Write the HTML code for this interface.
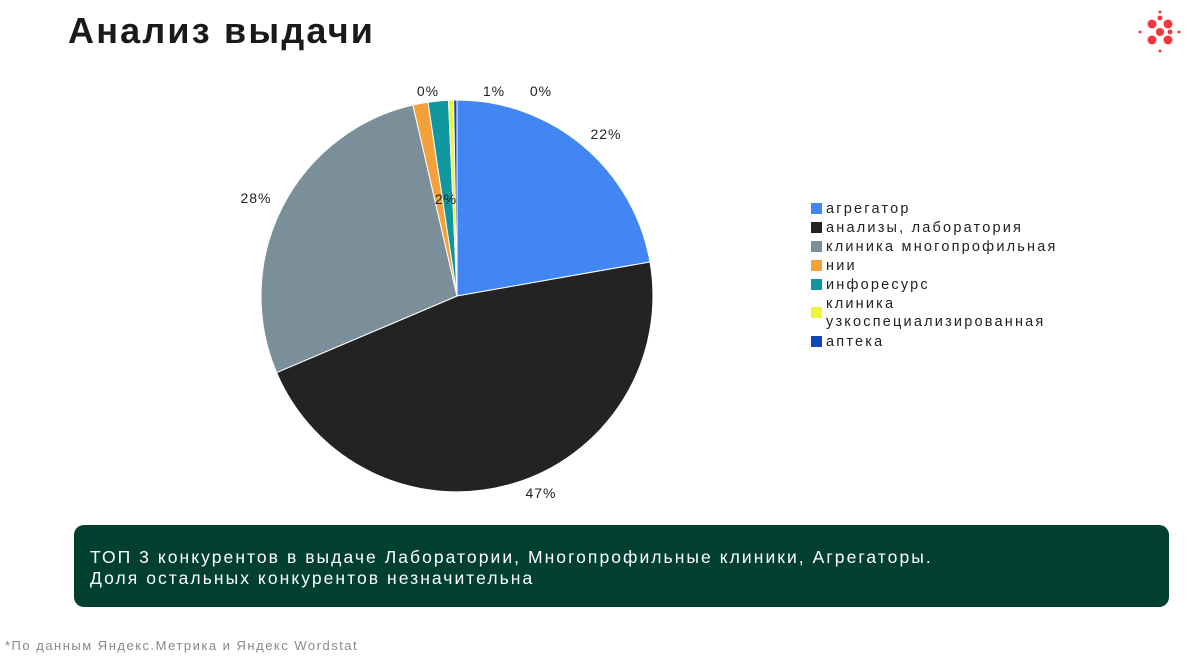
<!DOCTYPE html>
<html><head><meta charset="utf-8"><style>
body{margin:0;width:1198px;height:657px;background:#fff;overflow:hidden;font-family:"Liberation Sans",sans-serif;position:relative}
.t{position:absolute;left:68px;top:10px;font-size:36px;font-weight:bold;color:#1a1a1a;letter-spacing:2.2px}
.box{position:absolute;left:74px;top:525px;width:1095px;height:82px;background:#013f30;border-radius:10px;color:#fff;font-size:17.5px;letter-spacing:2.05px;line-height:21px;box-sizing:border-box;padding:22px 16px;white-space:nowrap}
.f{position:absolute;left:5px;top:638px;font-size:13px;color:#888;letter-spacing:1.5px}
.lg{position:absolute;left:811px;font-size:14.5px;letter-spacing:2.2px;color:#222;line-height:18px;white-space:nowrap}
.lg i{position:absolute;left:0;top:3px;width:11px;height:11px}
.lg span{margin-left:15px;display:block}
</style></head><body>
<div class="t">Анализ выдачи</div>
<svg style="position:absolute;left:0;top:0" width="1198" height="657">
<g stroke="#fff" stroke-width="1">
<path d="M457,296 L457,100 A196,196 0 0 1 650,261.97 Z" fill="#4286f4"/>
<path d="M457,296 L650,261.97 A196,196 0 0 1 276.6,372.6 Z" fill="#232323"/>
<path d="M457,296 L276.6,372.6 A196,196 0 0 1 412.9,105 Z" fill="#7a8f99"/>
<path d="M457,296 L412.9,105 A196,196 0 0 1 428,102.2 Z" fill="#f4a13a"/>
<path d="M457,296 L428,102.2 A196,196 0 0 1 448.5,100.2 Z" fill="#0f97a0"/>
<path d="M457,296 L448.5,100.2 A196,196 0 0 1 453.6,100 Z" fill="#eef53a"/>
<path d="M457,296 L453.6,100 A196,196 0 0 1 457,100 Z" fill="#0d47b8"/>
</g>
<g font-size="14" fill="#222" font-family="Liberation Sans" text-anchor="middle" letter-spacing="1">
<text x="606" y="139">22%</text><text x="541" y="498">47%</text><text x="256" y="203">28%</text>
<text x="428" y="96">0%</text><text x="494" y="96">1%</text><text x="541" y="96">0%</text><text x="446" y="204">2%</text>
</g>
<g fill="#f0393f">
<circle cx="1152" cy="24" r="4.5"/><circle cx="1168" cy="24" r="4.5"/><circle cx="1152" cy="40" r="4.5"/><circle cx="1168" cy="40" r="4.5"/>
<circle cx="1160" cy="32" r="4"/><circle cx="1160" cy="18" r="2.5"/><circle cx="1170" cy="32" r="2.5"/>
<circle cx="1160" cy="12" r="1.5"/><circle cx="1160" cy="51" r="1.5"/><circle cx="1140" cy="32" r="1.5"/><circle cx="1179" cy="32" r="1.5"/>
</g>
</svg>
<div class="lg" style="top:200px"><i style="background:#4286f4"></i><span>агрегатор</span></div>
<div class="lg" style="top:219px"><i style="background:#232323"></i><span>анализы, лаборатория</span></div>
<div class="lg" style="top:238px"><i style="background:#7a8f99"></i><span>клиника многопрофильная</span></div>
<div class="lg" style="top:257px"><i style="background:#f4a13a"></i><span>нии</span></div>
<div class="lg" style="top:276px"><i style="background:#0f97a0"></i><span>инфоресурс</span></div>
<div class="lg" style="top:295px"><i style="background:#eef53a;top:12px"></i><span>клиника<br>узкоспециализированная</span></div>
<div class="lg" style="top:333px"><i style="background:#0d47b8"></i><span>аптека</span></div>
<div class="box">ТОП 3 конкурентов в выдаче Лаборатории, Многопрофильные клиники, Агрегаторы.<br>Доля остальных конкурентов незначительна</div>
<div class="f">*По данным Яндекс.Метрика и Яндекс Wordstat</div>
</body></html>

# Exercise aim:
Reproduce every line precisely as given, omitting all pictures.

# Reply:
Write the HTML code for this interface.
<!DOCTYPE html>
<html><head><meta charset="utf-8"><style>
body{margin:0;width:1198px;height:657px;background:#fff;overflow:hidden;font-family:"Liberation Sans",sans-serif;position:relative}
.t{position:absolute;left:68px;top:10px;font-size:36px;font-weight:bold;color:#1a1a1a;letter-spacing:2.2px}
.box{position:absolute;left:74px;top:525px;width:1095px;height:82px;background:#013f30;border-radius:10px;color:#fff;font-size:17.5px;letter-spacing:2.05px;line-height:21px;box-sizing:border-box;padding:22px 16px;white-space:nowrap}
.f{position:absolute;left:5px;top:638px;font-size:13px;color:#888;letter-spacing:1.5px}
.lg{position:absolute;left:811px;font-size:14.5px;letter-spacing:2.2px;color:#222;line-height:18px;white-space:nowrap}
.lg i{position:absolute;left:0;top:3px;width:11px;height:11px}
.lg span{margin-left:15px;display:block}
</style></head><body>
<div class="t">Анализ выдачи</div>
<svg style="position:absolute;left:0;top:0" width="1198" height="657">
<g stroke="#fff" stroke-width="1">
<path d="M457,296 L457,100 A196,196 0 0 1 650,261.97 Z" fill="#4286f4"/>
<path d="M457,296 L650,261.97 A196,196 0 0 1 276.6,372.6 Z" fill="#232323"/>
<path d="M457,296 L276.6,372.6 A196,196 0 0 1 412.9,105 Z" fill="#7a8f99"/>
<path d="M457,296 L412.9,105 A196,196 0 0 1 428,102.2 Z" fill="#f4a13a"/>
<path d="M457,296 L428,102.2 A196,196 0 0 1 448.5,100.2 Z" fill="#0f97a0"/>
<path d="M457,296 L448.5,100.2 A196,196 0 0 1 453.6,100 Z" fill="#eef53a"/>
<path d="M457,296 L453.6,100 A196,196 0 0 1 457,100 Z" fill="#0d47b8"/>
</g>
<g font-size="14" fill="#222" font-family="Liberation Sans" text-anchor="middle" letter-spacing="1">
<text x="606" y="139">22%</text><text x="541" y="498">47%</text><text x="256" y="203">28%</text>
<text x="428" y="96">0%</text><text x="494" y="96">1%</text><text x="541" y="96">0%</text><text x="446" y="204">2%</text>
</g>
<g fill="#f0393f">
<circle cx="1152" cy="24" r="4.5"/><circle cx="1168" cy="24" r="4.5"/><circle cx="1152" cy="40" r="4.5"/><circle cx="1168" cy="40" r="4.5"/>
<circle cx="1160" cy="32" r="4"/><circle cx="1160" cy="18" r="2.5"/><circle cx="1170" cy="32" r="2.5"/>
<circle cx="1160" cy="12" r="1.5"/><circle cx="1160" cy="51" r="1.5"/><circle cx="1140" cy="32" r="1.5"/><circle cx="1179" cy="32" r="1.5"/>
</g>
</svg>
<div class="lg" style="top:200px"><i style="background:#4286f4"></i><span>агрегатор</span></div>
<div class="lg" style="top:219px"><i style="background:#232323"></i><span>анализы, лаборатория</span></div>
<div class="lg" style="top:238px"><i style="background:#7a8f99"></i><span>клиника многопрофильная</span></div>
<div class="lg" style="top:257px"><i style="background:#f4a13a"></i><span>нии</span></div>
<div class="lg" style="top:276px"><i style="background:#0f97a0"></i><span>инфоресурс</span></div>
<div class="lg" style="top:295px"><i style="background:#eef53a;top:12px"></i><span>клиника<br>узкоспециализированная</span></div>
<div class="lg" style="top:333px"><i style="background:#0d47b8"></i><span>аптека</span></div>
<div class="box">ТОП 3 конкурентов в выдаче Лаборатории, Многопрофильные клиники, Агрегаторы.<br>Доля остальных конкурентов незначительна</div>
<div class="f">*По данным Яндекс.Метрика и Яндекс Wordstat</div>
</body></html>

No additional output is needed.